Houve falar em línguas no Antigo Testamento?

Houve falar em línguas no Antigo Testamento?


Há alguma relação entre a profecia e o falar em línguas no Novo Testamento com o texto de Números 11.24-29?

No Novo Testamento, percebemos uma clara distinção entre o dom de falar em línguas e o de profecia (1 Coríntios 14.3-4). O primeiro manifesta-se em um idioma desconhecido pelo falante, enquanto o segundo ocorre na língua nativa daquele que profetiza. No entanto, no Antigo Testamento, percebemos uma confluência mais ambígua. Em Números 11.24-29, encontramos o “Pentecostes do Antigo Testamento”. A passagem descreve um momento em que 70 anciãos de Israel são cheios do Espírito Santo. A parte b do versículo 25 diz: “...e, tirando do Espírito que estava sobre ele [Moisés], o pôs sobre aqueles setenta anciãos; e aconteceu que, quando o Espírito repousou sobre eles [os anciãos], profetizaram” (ARC). O termo hebraico central usado aqui é naba’, tradicionalmente traduzido como “profetizar”. Em muitos contextos bíblicos, especialmente nos livros proféticos, naba’ claramente denota a proclamação ou anúncio de mensagens divinas em linguagem corrente. No entanto, o uso de naba’ em Números 11, junto com outros textos semelhantes (1 Samuel 10 e 19), sugere uma dimensão mais extática e carismática da profecia.

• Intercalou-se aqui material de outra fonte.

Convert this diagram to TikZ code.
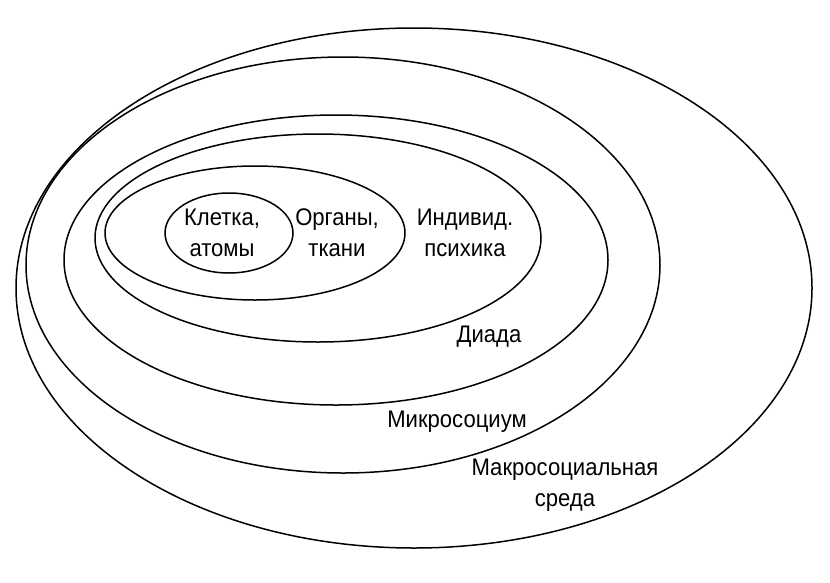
\documentclass[tikz,border=0pt]{standalone}
\usepackage{fontspec}
\setmainfont[FakeStretch=0.92]{Liberation Sans}
\usetikzlibrary{calc}

\tikzset{
  ring/.style={line width=1.5pt},
  lbl/.style={align=center, inner sep=0pt, font=\fontsize{24}{31}\selectfont}
}

\begin{document}
\begin{tikzpicture}[x=1pt,y=-1pt]
	\useasboundingbox (0,0) rectangle (830,582);
	\draw [ring] (414,288) ellipse (398 and 260);
	\draw [ring] (343,265) ellipse (317 and 208);
	\draw [ring] (336,260) ellipse (272 and 145);
	\draw [ring] (318,238) ellipse (223 and 104);
	\draw [ring] (255,233) ellipse (150 and 67);
	\draw [ring] (229,233) ellipse (64 and 40);

	\node [lbl] (cell)  at (222,233) {Клетка,\\атомы};
	\node [lbl] (organ) at (337,233) {Органы,\\ткани};
	\node [lbl] (psych) at (465,233) {Индивид.\\психика};
	\node [lbl] (dyad)  at (489,337) {Диада};
	\node [lbl] (micro) at (457,422) {Микросоциум};
	\node [lbl] (macro) at (565,485) {Макросоциальная\\среда};
\end{tikzpicture}
\end{document}
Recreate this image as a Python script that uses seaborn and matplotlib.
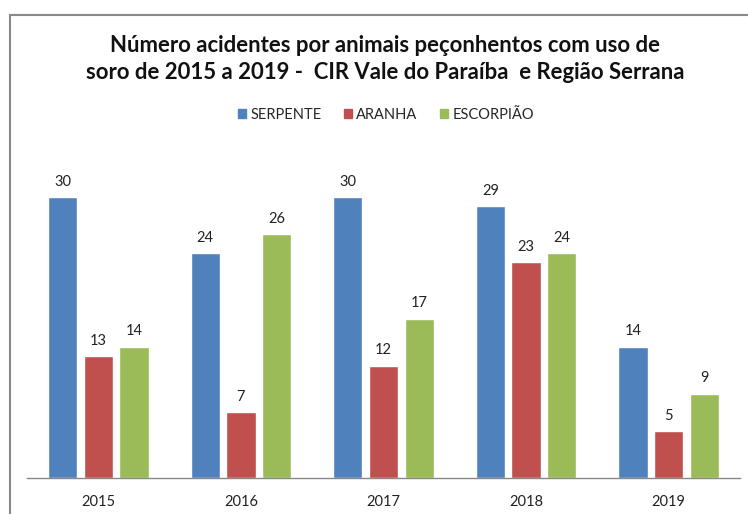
import pandas as pd
import seaborn as sns
import matplotlib.pyplot as plt
from matplotlib.patches import Rectangle

years = ['2015', '2016', '2017', '2018', '2019']
serpente = [30, 24, 30, 29, 14]
aranha = [13, 7, 12, 23, 5]
escorpiao = [14, 26, 17, 24, 9]
series_names = ['SERPENTE', 'ARANHA', 'ESCORPIÃO']
colors = ['#4F81BD', '#C0504D', '#9BBB59']

df = pd.DataFrame({'Ano': years, 'SERPENTE': serpente,
                   'ARANHA': aranha, 'ESCORPIÃO': escorpiao})
df = df.melt(id_vars='Ano', var_name='Tipo', value_name='Valor')

sns.set_style('white')
plt.rcParams['font.family'] = ['Lato', 'DejaVu Sans']

fig = plt.figure(figsize=(7.48, 5.14), dpi=100)
ax = fig.add_axes([27 / 748, 1 - 478 / 514, 713 / 748, 328 / 514])

sns.barplot(data=df, x='Ano', y='Valor', hue='Tipo', hue_order=series_names,
            palette=colors, width=0.75, gap=0.18, saturation=1, ax=ax,
            legend=False)

for cont in ax.containers:
    ax.bar_label(cont, padding=6, fontsize=10.5, color='#222222')

ax.set_ylim(0, 35)
ax.set_xlim(-0.5, 4.5)
ax.set_xlabel('')
ax.set_ylabel('')
ax.set_yticks([])
for side in ['top', 'right', 'left']:
    ax.spines[side].set_visible(False)
ax.spines['bottom'].set_color('#888888')
ax.spines['bottom'].set_linewidth(1)
ax.tick_params(axis='x', length=0, pad=12, labelsize=10.5, labelcolor='#222222')

# legend
handles = [Rectangle((0, 0), 1, 1, color=c) for c in colors]
fig.legend(handles, series_names, loc='center', bbox_to_anchor=(386 / 748, 1 - 115 / 514),
           ncol=3, frameon=False, fontsize=10.5, handlelength=0.55, handleheight=0.55,
           columnspacing=1.55, handletextpad=0.3)

fig.text(385 / 748, 1 - 59 / 514,
         'Número acidentes por animais peçonhentos com uso de\n'
         'soro de 2015 a 2019 -  CIR Vale do Paraíba  e Região Serrana',
         ha='center', va='center', fontsize=15.9, fontweight='bold',
         linespacing=1.3, color='#111111')

# chart border
fig.patches.append(Rectangle((9.5 / 748, -0.1), 1.2, 1 - 15 / 514 + 0.1,
                             transform=fig.transFigure, fill=False,
                             edgecolor='#898989', linewidth=1.5))

fig.savefig('out.png', dpi=100)
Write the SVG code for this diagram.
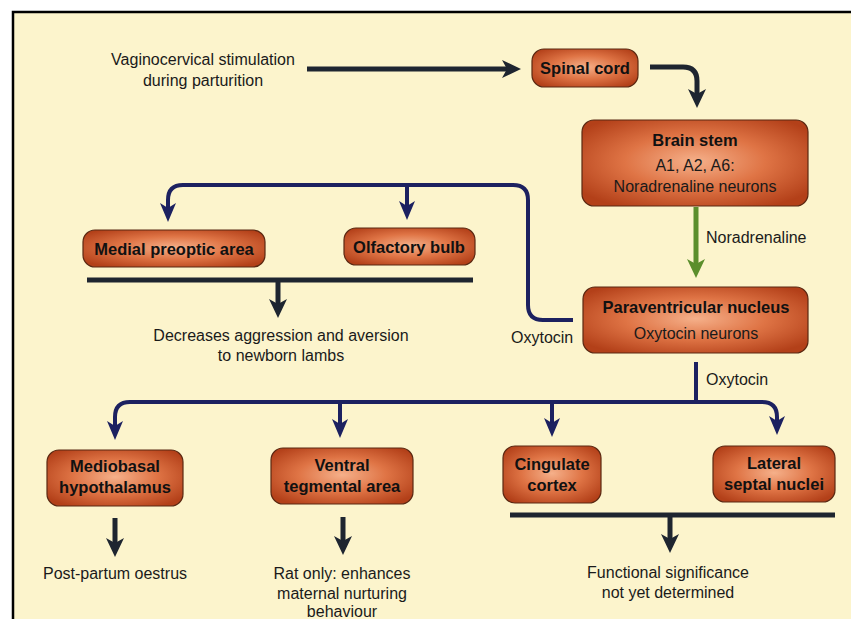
<svg xmlns="http://www.w3.org/2000/svg" width="851" height="619" viewBox="0 0 851 619">
<defs>
<radialGradient id="nodeFill" cx="50%" cy="48%" r="62%">
<stop offset="0" stop-color="#f5b08a"/>
<stop offset="0.5" stop-color="#df7445"/>
<stop offset="1" stop-color="#b34019"/>
</radialGradient>
<marker id="aNavy" viewBox="0 -10 20 20" markerWidth="20" markerHeight="20" refX="5" refY="0" orient="auto" markerUnits="userSpaceOnUse" overflow="visible">
<path d="M0,-8 L19,0 L0,8 L5,0 Z" fill="#1c2160"/>
</marker>
<marker id="aDark" viewBox="0 -10 20 20" markerWidth="20" markerHeight="20" refX="5" refY="0" orient="auto" markerUnits="userSpaceOnUse" overflow="visible">
<path d="M0,-9 L19,0 L0,9 L5,0 Z" fill="#1e2530"/>
</marker>
<marker id="aGreen" viewBox="0 -10 20 20" markerWidth="20" markerHeight="20" refX="5" refY="0" orient="auto" markerUnits="userSpaceOnUse" overflow="visible">
<path d="M0,-9 L19,0 L0,9 L5,0 Z" fill="#5b8e2c"/>
</marker>
</defs>
<style>
.box{fill:url(#nodeFill);stroke:#5a2812;stroke-width:1.2}
.b{font-family:"Liberation Sans",Arial,sans-serif;font-weight:bold;font-size:16.5px;fill:#111;text-anchor:middle}
.r{font-family:"Liberation Sans",Arial,sans-serif;font-size:16px;fill:#1a1a1a;text-anchor:middle}
.rl{font-family:"Liberation Sans",Arial,sans-serif;font-size:16px;fill:#1a1a1a}
.navy{fill:none;stroke:#1c2160;stroke-width:4}
.dark{fill:none;stroke:#1e2530;stroke-width:5}
.green{fill:none;stroke:#5b8e2c;stroke-width:5}
</style>
<rect x="0" y="0" width="851" height="619" fill="#ffffff"/>
<rect x="13" y="12" width="838" height="607" fill="#fcf4cc"/>
<path d="M13,619 V12 H851" fill="none" stroke="#000" stroke-width="2.5"/>

<g id="connectors">
<path class="dark" d="M307,69 H507" marker-end="url(#aDark)"/>
<path class="dark" d="M650,67 H683 Q697,67 697,81 V94" marker-end="url(#aDark)"/>
<path class="green" d="M696,207 V264" marker-end="url(#aGreen)"/>
<path class="navy" d="M573,320 H543 Q528,320 528,305 V200 Q528,185 513,185 H183 Q168,185 168,200 V208" marker-end="url(#aNavy)"/>
<path class="navy" d="M407,185 V206" marker-end="url(#aNavy)"/>
<path class="dark" d="M87,280 H473"/>
<path class="dark" d="M278,282 V304" marker-end="url(#aDark)"/>
<path class="navy" d="M696,362 V402"/>
<path class="navy" d="M552,402 H130 Q115,402 115,417 V426" marker-end="url(#aNavy)"/>
<path class="navy" d="M552,402 H762 Q777,402 777,417 V421" marker-end="url(#aNavy)"/>
<path class="navy" d="M340,402 V424" marker-end="url(#aNavy)"/>
<path class="navy" d="M552,402 V423" marker-end="url(#aNavy)"/>
<path class="dark" d="M115,518 V543" marker-end="url(#aDark)"/>
<path class="dark" d="M343,517 V541" marker-end="url(#aDark)"/>
<path class="dark" d="M510,515 H835"/>
<path class="dark" d="M670,517 V539" marker-end="url(#aDark)"/>
</g>

<g id="labels">
<text class="r" x="203" y="65">Vaginocervical stimulation</text>
<text class="r" x="203" y="86">during parturition</text>
<text class="rl" x="706" y="243">Noradrenaline</text>
<text class="rl" x="511" y="343">Oxytocin</text>
<text class="rl" x="706" y="385">Oxytocin</text>
<text class="r" x="281" y="341">Decreases aggression and aversion</text>
<text class="r" x="281" y="361">to newborn lambs</text>
<text class="r" x="115" y="579">Post-partum oestrus</text>
<text class="r" x="342" y="579">Rat only: enhances</text>
<text class="r" x="342" y="599">maternal nurturing</text>
<text class="r" x="342" y="617">behaviour</text>
<text class="r" x="668" y="578">Functional significance</text>
<text class="r" x="668" y="598">not yet determined</text>
</g>

<g id="spinal-cord">
<rect class="box" x="532" y="49" width="106" height="38" rx="12"/>
<text class="b" x="585" y="74">Spinal cord</text>
</g>
<g id="brain-stem">
<rect class="box" x="582" y="120" width="226" height="86" rx="12"/>
<text class="b" x="695" y="146">Brain stem</text>
<text class="r" x="695" y="171">A1, A2, A6:</text>
<text class="r" x="695" y="192">Noradrenaline neurons</text>
</g>
<g id="paraventricular-nucleus">
<rect class="box" x="583" y="287" width="225" height="66" rx="12"/>
<text class="b" x="696" y="313">Paraventricular nucleus</text>
<text class="r" x="696" y="339">Oxytocin neurons</text>
</g>
<g id="medial-preoptic-area">
<rect class="box" x="83" y="230" width="182" height="37" rx="12"/>
<text class="b" x="174" y="255">Medial preoptic area</text>
</g>
<g id="olfactory-bulb">
<rect class="box" x="344" y="228" width="131" height="37" rx="12"/>
<text class="b" x="409" y="253">Olfactory bulb</text>
</g>
<g id="mediobasal-hypothalamus">
<rect class="box" x="47" y="450" width="136" height="56" rx="12"/>
<text class="b" x="115" y="472">Mediobasal</text>
<text class="b" x="115" y="493">hypothalamus</text>
</g>
<g id="ventral-tegmental-area">
<rect class="box" x="271" y="448" width="142" height="56" rx="12"/>
<text class="b" x="342" y="471">Ventral</text>
<text class="b" x="342" y="492">tegmental area</text>
</g>
<g id="cingulate-cortex">
<rect class="box" x="503" y="446" width="98" height="57" rx="12"/>
<text class="b" x="552" y="470">Cingulate</text>
<text class="b" x="552" y="491">cortex</text>
</g>
<g id="lateral-septal-nuclei">
<rect class="box" x="713" y="446" width="122" height="56" rx="12"/>
<text class="b" x="774" y="469">Lateral</text>
<text class="b" x="774" y="490">septal nuclei</text>
</g>
</svg>
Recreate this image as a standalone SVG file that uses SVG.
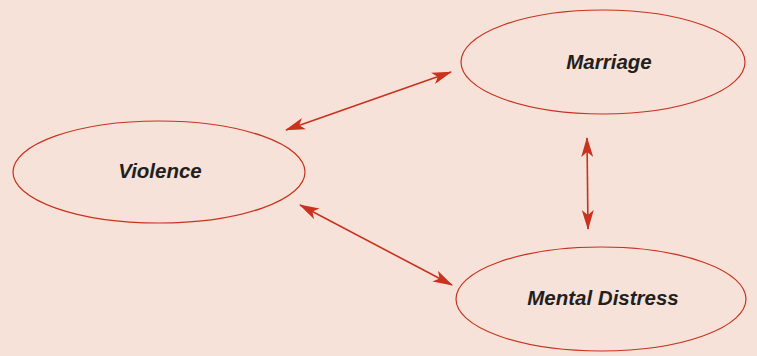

Sobre esse episódio, John Goldingay escreve: “O sinal dessa transferência é que eles ‘profetizaram’, o que significa algo como falar em línguas, um sinal para os líderes e para a comunidade de que o Espírito de Deus veio, de fato, sobre eles e que, assim, estão aptos a compartilhar a responsabilidade com Moisés”(1). John Walton declara: “O contexto e a terminologia hebraica sugerem que os anciãos estavam tendo experiências extáticas”(2). Gordon J. Wenham afirma: “Como aconteceu com Saul, a profecia descrita aqui foi provavelmente uma enunciação ininteligível feita durante um êxtase, fenômeno que o Novo Testamento chama de falar em línguas”(3). Todos os citados não são pentecostais, mas reconhecem o caráter carismático do texto.

Quando os hebraístas falam em “êxtase”, não se referem a um estado alterado de consciência, nem a episódios de descontrole ou confusão mental, comuns em transes. O êxtase, diferente do transe, não afeta a lucidez, a memória ou o livre-arbítrio da pessoa. Como está escrito, “os espíritos dos profetas estão sujeitos aos próprios profetas” (1 Coríntios 14.32 – NAA).

A Bíblia ainda diz: “Profetizaram; mas, depois, nunca mais” (v. 25c). A profecia dos 70 anciãos aconteceu como um fenômeno pontual, indicando que sua experiência foi distinta da típica função profética. Walter Kaiser observa: “Não nos é dito qual foi o conteúdo das profecias, mas foi certamente um sinal e indicador do fato de que o Espírito Santo estava equipando-os para o trabalho que eles precisariam fazer para tirar um pouco da pressão de Moisés”(4). Assim como em Atos 2.4, essa manifestação serviu de sinal visível do enchimento do Espírito(5).

Notas

(1) GOLDINGAY, John. Pentateuco para todos: Números e Deuteronômio. Rio de Janeiro: Thomas Nelson Brasil, 2021. p. 53.

(2) KEENER, Craig e WALTON, John. NIV Cultural Backgrounds Study Bible. Nashville: Zondervan, 2016. p. 251.

(3) WENHAM, Gordon J. Números: Introdução e Comentário. São Paulo: Edições Vida Nova, 1985. p. 116. Na mesma linha, exegetas mais antigos também podem ser citados como, por exemplo: GRAY, George Buchanan. A Critical and Exegetical commentary on Numbers. New York: C. Scribner’s Sons, 1903. p. 113.

(4) KAISER JR, Walter C. “The Pentateuch”, em: BURKE, Trevor J. e WARRINGTON, Keith (ed.). A Biblical Theology of the Holy Spirit. Londres: SPCK, 2014. p. 8.

(5) RIGGS, Ralph M. The Spirit Himself. Springfield: Gospel Publishing House, 1977. p. 74.